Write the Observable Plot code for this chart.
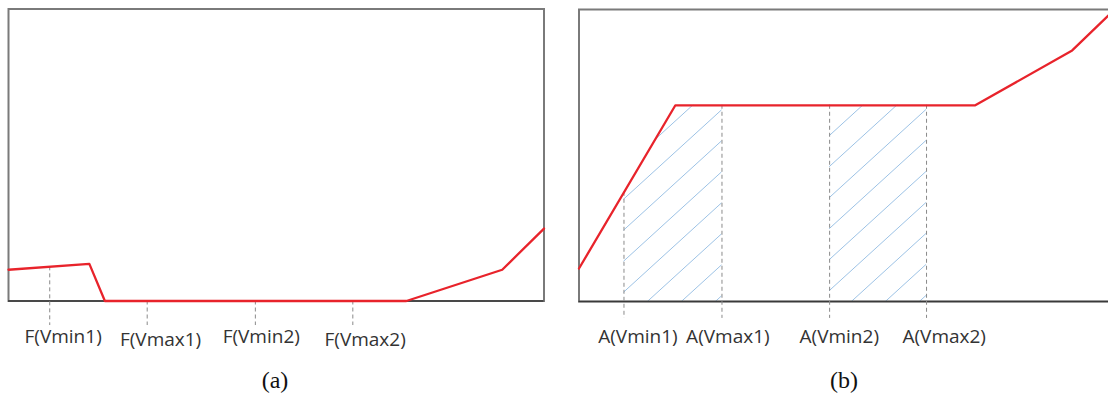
<!DOCTYPE html>
<html><head><meta charset="utf-8">
<script src="https://cdn.jsdelivr.net/npm/d3@7"></script>
<script src="https://cdn.jsdelivr.net/npm/@observablehq/plot@0.6"></script>
<style>
body{margin:0;background:#fff;}
#wrap{position:relative;width:1108px;height:394px;overflow:hidden;background:#fff;}
.panel{position:absolute;top:0;}
.cap{position:absolute;font-family:"Liberation Serif","Times New Roman",serif;font-size:24px;color:#111;transform:translateX(-50%);top:368px;line-height:24px;white-space:nowrap;}
</style></head><body>
<svg width="0" height="0" style="position:absolute">
  <defs>
    <pattern id="hatchB" patternUnits="userSpaceOnUse" width="34" height="31">
      <path d="M0,31 L34,0 M-2,1.8 L2,-1.8 M32,32.8 L36,29.2" stroke="#9cc2e5" stroke-width="1" fill="none"/>
    </pattern>
  </defs>
</svg>
<div id="wrap"></div>
<script>
// ---------- Panel (a) ----------
const aLineX = [0, 15.1, 18.0, 74.3, 92.2, 100];
const aLineY = [10.7, 12.7, 0, 0, 10.7, 24.8];
const aTickX = [7.7, 25.9, 46.1, 64.3];
const aTickTop = [11.7, 0, 0, 0];
const aTickBottom = -8.4;
const aLabels = ["F(Vmin1)", "F(Vmax1)", "F(Vmin2)", "F(Vmax2)"];
const aLabelX = [10.2, 28.4, 47.2, 66.6];
const aLabelY = [-12.3, -13.3, -12.3, -13.3];

// ---------- Panel (b) ----------
const bLineX = [0, 18.0, 74.0, 92.1, 100];
const bLineY = [11.3, 67.2, 67.2, 86.0, 100];
const bTickX = [8.4, 26.7, 46.8, 64.9];
const bTickTop = [37.4, 67.2, 67.2, 67.2];
const bTickBottom = -5.8;
const bLabels = ["A(Vmin1)", "A(Vmax1)", "A(Vmin2)", "A(Vmax2)"];
const bLabelX = [11.0, 27.8, 48.6, 68.2];
const bLabelY = [-12.0, -12.0, -12.0, -12.0];
const bHatchRegion = ["r1", "r1", "r1", "r2", "r2"];
const bHatchX = [8.4, 18.0, 26.7, 46.8, 64.9];
const bHatchY = [37.4, 67.2, 67.2, 67.2, 67.2];

const captions = ["(a)", "(b)"];

const RED = "#e8232b";
const GRID = "#8a8a8a";
const FONT = "'Open Sans', sans-serif";

function panel({lineX, lineY, tickX, tickTop, tickBottom, labels, labelX, labelY, hatch, marginLeft, marginRight, marginTop, marginBottom}) {
  const line = lineX.map((x, i) => ({x, y: lineY[i]}));
  const ticks = tickX.map((x, i) => ({x, y1: tickTop[i], y2: tickBottom}));
  const labs = labels.map((t, i) => ({text: t, x: labelX[i], y: labelY[i]}));
  const marks = [];
  if (hatch) {
    marks.push(Plot.areaY(hatch, {x: "x", y: "y", z: "region", fill: "url(#hatchB)", curve: "linear"}));
  }
  marks.push(
    Plot.frame({stroke: "#7a7a7a", strokeWidth: 2}),
    Plot.ruleY([0], {stroke: "#3a3a3a", strokeWidth: 1.5}),
    Plot.ruleX(ticks, {x: "x", y1: "y1", y2: "y2", stroke: GRID, strokeWidth: 1, strokeDasharray: "4,3"}),
    Plot.line(line, {x: "x", y: "y", stroke: RED, strokeWidth: 2.3}),
    Plot.text(labs, {x: "x", y: "y", text: "text", fontSize: 19, fontFamily: FONT, fill: "#333", textAnchor: "middle", lineAnchor: "middle"})
  );
  return Plot.plot({
    width: 556,
    height: 352,
    marginLeft, marginRight, marginTop, marginBottom,
    x: {domain: [0, 100], axis: null},
    y: {domain: [0, 100], axis: null},
    style: {background: "transparent", overflow: "visible"},
    marks
  });
}

const wrap = document.getElementById("wrap");

const pa = panel({
  lineX: aLineX, lineY: aLineY, tickX: aTickX, tickTop: aTickTop, tickBottom: aTickBottom,
  labels: aLabels, labelX: aLabelX, labelY: aLabelY, hatch: null,
  marginLeft: 8, marginRight: 12.5, marginTop: 8.5, marginBottom: 51.5
});
pa.classList.add("panel");
pa.style.left = "0px";
wrap.appendChild(pa);

const hatchB = bHatchX.map((x, i) => ({x, y: bHatchY[i], region: bHatchRegion[i]}));
const pb = panel({
  lineX: bLineX, lineY: bLineY, tickX: bTickX, tickTop: bTickTop, tickBottom: bTickBottom,
  labels: bLabels, labelX: bLabelX, labelY: bLabelY, hatch: hatchB,
  marginLeft: 8.5, marginRight: 12, marginTop: 9, marginBottom: 51
});
pb.classList.add("panel");
pb.style.left = "570px";
wrap.appendChild(pb);

const capX = [275, 844];
captions.forEach((c, i) => {
  const d = document.createElement("div");
  d.className = "cap";
  d.textContent = c;
  d.style.left = capX[i] + "px";
  wrap.appendChild(d);
});
</script>
</body></html>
=-=-=-=-=
§ **TASK**: Transcribe the whole listing exactly. Pictures stay out of your copy.

§ **EXPECTED OUTPUT**:
Write the Observable Plot code for this chart.
<!DOCTYPE html>
<html><head><meta charset="utf-8">
<script src="https://cdn.jsdelivr.net/npm/d3@7"></script>
<script src="https://cdn.jsdelivr.net/npm/@observablehq/plot@0.6"></script>
<style>
body{margin:0;background:#fff;}
#wrap{position:relative;width:1108px;height:394px;overflow:hidden;background:#fff;}
.panel{position:absolute;top:0;}
.cap{position:absolute;font-family:"Liberation Serif","Times New Roman",serif;font-size:24px;color:#111;transform:translateX(-50%);top:368px;line-height:24px;white-space:nowrap;}
</style></head><body>
<svg width="0" height="0" style="position:absolute">
  <defs>
    <pattern id="hatchB" patternUnits="userSpaceOnUse" width="34" height="31">
      <path d="M0,31 L34,0 M-2,1.8 L2,-1.8 M32,32.8 L36,29.2" stroke="#9cc2e5" stroke-width="1" fill="none"/>
    </pattern>
  </defs>
</svg>
<div id="wrap"></div>
<script>
// ---------- Panel (a) ----------
const aLineX = [0, 15.1, 18.0, 74.3, 92.2, 100];
const aLineY = [10.7, 12.7, 0, 0, 10.7, 24.8];
const aTickX = [7.7, 25.9, 46.1, 64.3];
const aTickTop = [11.7, 0, 0, 0];
const aTickBottom = -8.4;
const aLabels = ["F(Vmin1)", "F(Vmax1)", "F(Vmin2)", "F(Vmax2)"];
const aLabelX = [10.2, 28.4, 47.2, 66.6];
const aLabelY = [-12.3, -13.3, -12.3, -13.3];

// ---------- Panel (b) ----------
const bLineX = [0, 18.0, 74.0, 92.1, 100];
const bLineY = [11.3, 67.2, 67.2, 86.0, 100];
const bTickX = [8.4, 26.7, 46.8, 64.9];
const bTickTop = [37.4, 67.2, 67.2, 67.2];
const bTickBottom = -5.8;
const bLabels = ["A(Vmin1)", "A(Vmax1)", "A(Vmin2)", "A(Vmax2)"];
const bLabelX = [11.0, 27.8, 48.6, 68.2];
const bLabelY = [-12.0, -12.0, -12.0, -12.0];
const bHatchRegion = ["r1", "r1", "r1", "r2", "r2"];
const bHatchX = [8.4, 18.0, 26.7, 46.8, 64.9];
const bHatchY = [37.4, 67.2, 67.2, 67.2, 67.2];

const captions = ["(a)", "(b)"];

const RED = "#e8232b";
const GRID = "#8a8a8a";
const FONT = "'Open Sans', sans-serif";

function panel({lineX, lineY, tickX, tickTop, tickBottom, labels, labelX, labelY, hatch, marginLeft, marginRight, marginTop, marginBottom}) {
  const line = lineX.map((x, i) => ({x, y: lineY[i]}));
  const ticks = tickX.map((x, i) => ({x, y1: tickTop[i], y2: tickBottom}));
  const labs = labels.map((t, i) => ({text: t, x: labelX[i], y: labelY[i]}));
  const marks = [];
  if (hatch) {
    marks.push(Plot.areaY(hatch, {x: "x", y: "y", z: "region", fill: "url(#hatchB)", curve: "linear"}));
  }
  marks.push(
    Plot.frame({stroke: "#7a7a7a", strokeWidth: 2}),
    Plot.ruleY([0], {stroke: "#3a3a3a", strokeWidth: 1.5}),
    Plot.ruleX(ticks, {x: "x", y1: "y1", y2: "y2", stroke: GRID, strokeWidth: 1, strokeDasharray: "4,3"}),
    Plot.line(line, {x: "x", y: "y", stroke: RED, strokeWidth: 2.3}),
    Plot.text(labs, {x: "x", y: "y", text: "text", fontSize: 19, fontFamily: FONT, fill: "#333", textAnchor: "middle", lineAnchor: "middle"})
  );
  return Plot.plot({
    width: 556,
    height: 352,
    marginLeft, marginRight, marginTop, marginBottom,
    x: {domain: [0, 100], axis: null},
    y: {domain: [0, 100], axis: null},
    style: {background: "transparent", overflow: "visible"},
    marks
  });
}

const wrap = document.getElementById("wrap");

const pa = panel({
  lineX: aLineX, lineY: aLineY, tickX: aTickX, tickTop: aTickTop, tickBottom: aTickBottom,
  labels: aLabels, labelX: aLabelX, labelY: aLabelY, hatch: null,
  marginLeft: 8, marginRight: 12.5, marginTop: 8.5, marginBottom: 51.5
});
pa.classList.add("panel");
pa.style.left = "0px";
wrap.appendChild(pa);

const hatchB = bHatchX.map((x, i) => ({x, y: bHatchY[i], region: bHatchRegion[i]}));
const pb = panel({
  lineX: bLineX, lineY: bLineY, tickX: bTickX, tickTop: bTickTop, tickBottom: bTickBottom,
  labels: bLabels, labelX: bLabelX, labelY: bLabelY, hatch: hatchB,
  marginLeft: 8.5, marginRight: 12, marginTop: 9, marginBottom: 51
});
pb.classList.add("panel");
pb.style.left = "570px";
wrap.appendChild(pb);

const capX = [275, 844];
captions.forEach((c, i) => {
  const d = document.createElement("div");
  d.className = "cap";
  d.textContent = c;
  d.style.left = capX[i] + "px";
  wrap.appendChild(d);
});
</script>
</body></html>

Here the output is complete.